Data block =
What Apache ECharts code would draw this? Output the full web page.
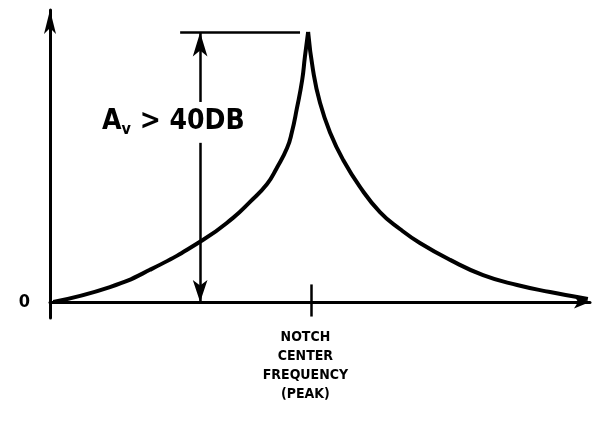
<!DOCTYPE html>
<html>
<head>
    <meta charset="utf-8" />
    <title>Notch response</title>
    <style>
        html, body { margin: 0; padding: 0; background: #fff; }
        #charts { width: 599px; height: 424px; }
    </style>
</head>
<body>
    <div id="charts"></div>
    <script src="https://cdn.jsdelivr.net/npm/echarts@6/dist/echarts.min.js"></script>
    <script type="text/javascript">
        // 曲线数据 (频率, 增益) —— 从图上读出
        var leftX = [0.6, 11.1, 18.5, 28.3, 33.9, 37.0, 40.2, 42.0, 43.9, 44.8, 45.7, 46.7, 47.2, 47.8];
        var leftY = [0, 5.1, 11.0, 21.2, 28.8, 34.2, 40.4, 45.9, 52.7, 58.2, 66.1, 76.0, 83.9, 92.5];
        var rightX = [47.8, 48.7, 50.0, 51.9, 54.3, 57.4, 61.1, 64.8, 68.5, 74.1, 80.2, 86.5, 92.6, 97.6, 99.6];
        var rightY = [92.5, 79.5, 68.2, 57.9, 48.6, 39.4, 30.8, 25.0, 20.2, 14.4, 9.2, 5.8, 3.4, 1.7, 1.0];

        var centerFreq = 48.3;
        var peakGain = 92.3;
        var arrowX = 27.8;
        var refLineX = [24.1, 46.3];
        var gapY = [54.5, 68.5];
        var yTickLabels = ['0'];
        var xTickLabel = 'NOTCH\nCENTER\nFREQUENCY\n(PEAK)';

        function pairs(xs, ys) {
            var out = [];
            for (var i = 0; i < xs.length; i++) out.push([xs[i], ys[i]]);
            return out;
        }

        var myChart = echarts.init(document.getElementById('charts'));
        var ink = '#000';
        var hand = 'Liberation Sans Narrow, DejaVu Sans Condensed, Liberation Sans, sans-serif';

        var option = {
            animation: false,
            grid: { left: 50, top: 10, width: 540, height: 308 },
            xAxis: {
                type: 'value', min: 0, max: 100,
                splitLine: { show: false },
                axisTick: { show: false },
                axisLine: { onZero: true, lineStyle: { color: ink, width: 3 },
                            symbol: ['none', 'arrow'], symbolSize: [10, 16] },
                axisLabel: {
                    customValues: [centerFreq - 1],
                    formatter: function () { return xTickLabel; },
                    color: ink, fontFamily: hand, fontWeight: 'bold', fontSize: 14,
                    lineHeight: 19, margin: 10
                }
            },
            yAxis: {
                type: 'value', min: -5.5, max: 100,
                splitLine: { show: false },
                axisTick: { show: false },
                axisLine: { lineStyle: { color: ink, width: 3 },
                            symbol: ['none', 'arrow'], symbolSize: [9, 24] },
                axisLabel: {
                    customValues: [0],
                    formatter: function (v) { return yTickLabels[0]; },
                    color: ink, fontFamily: hand, fontWeight: 'bold', fontSize: 18, margin: 20
                }
            },
            series: [
                {
                    type: 'line', data: pairs(leftX, leftY), smooth: 0.5,
                    showSymbol: false, lineStyle: { color: ink, width: 4 },
                    markLine: {
                        silent: true, symbol: ['none', 'none'], label: { show: false },
                        lineStyle: { color: ink, width: 2.5, type: 'solid' },
                        data: [
                            [{ coord: [refLineX[0], peakGain] }, { coord: [refLineX[1], peakGain] }],
                            [{ coord: [centerFreq, -5] }, { coord: [centerFreq, 6] }],
                            [{ coord: [arrowX, gapY[1]], symbol: 'none' },
                             { coord: [arrowX, peakGain], symbol: 'arrow', symbolSize: [11, 24] }],
                            [{ coord: [arrowX, gapY[0]], symbol: 'none' },
                             { coord: [arrowX, 0], symbol: 'arrow', symbolSize: [11, 22] }]
                        ]
                    }
                },
                {
                    type: 'line', data: pairs(rightX, rightY), smooth: 0.5,
                    showSymbol: false, lineStyle: { color: ink, width: 4 }
                }
            ],
            graphic: [{
                type: 'text', left: 102, top: 108,
                style: {
                    text: 'A{s|v} > 40DB',
                    font: 'bold 28px ' + hand, fill: ink,
                    rich: { s: { font: 'bold 16px ' + hand, fill: ink, padding: [16, 0, 0, 0] } }
                }
            }]
        };
        myChart.setOption(option);
    </script>
</body>
</html>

Task statement =
Without the pictures, return the listing above from its first line through the line that has "var xTickLabel = 'NOTCH\nCENTER\nFREQUENCY\n(PEAK)';".

Full solution =
What Apache ECharts code would draw this? Output the full web page.
<!DOCTYPE html>
<html>
<head>
    <meta charset="utf-8" />
    <title>Notch response</title>
    <style>
        html, body { margin: 0; padding: 0; background: #fff; }
        #charts { width: 599px; height: 424px; }
    </style>
</head>
<body>
    <div id="charts"></div>
    <script src="https://cdn.jsdelivr.net/npm/echarts@6/dist/echarts.min.js"></script>
    <script type="text/javascript">
        // 曲线数据 (频率, 增益) —— 从图上读出
        var leftX = [0.6, 11.1, 18.5, 28.3, 33.9, 37.0, 40.2, 42.0, 43.9, 44.8, 45.7, 46.7, 47.2, 47.8];
        var leftY = [0, 5.1, 11.0, 21.2, 28.8, 34.2, 40.4, 45.9, 52.7, 58.2, 66.1, 76.0, 83.9, 92.5];
        var rightX = [47.8, 48.7, 50.0, 51.9, 54.3, 57.4, 61.1, 64.8, 68.5, 74.1, 80.2, 86.5, 92.6, 97.6, 99.6];
        var rightY = [92.5, 79.5, 68.2, 57.9, 48.6, 39.4, 30.8, 25.0, 20.2, 14.4, 9.2, 5.8, 3.4, 1.7, 1.0];

        var centerFreq = 48.3;
        var peakGain = 92.3;
        var arrowX = 27.8;
        var refLineX = [24.1, 46.3];
        var gapY = [54.5, 68.5];
        var yTickLabels = ['0'];
        var xTickLabel = 'NOTCH\nCENTER\nFREQUENCY\n(PEAK)';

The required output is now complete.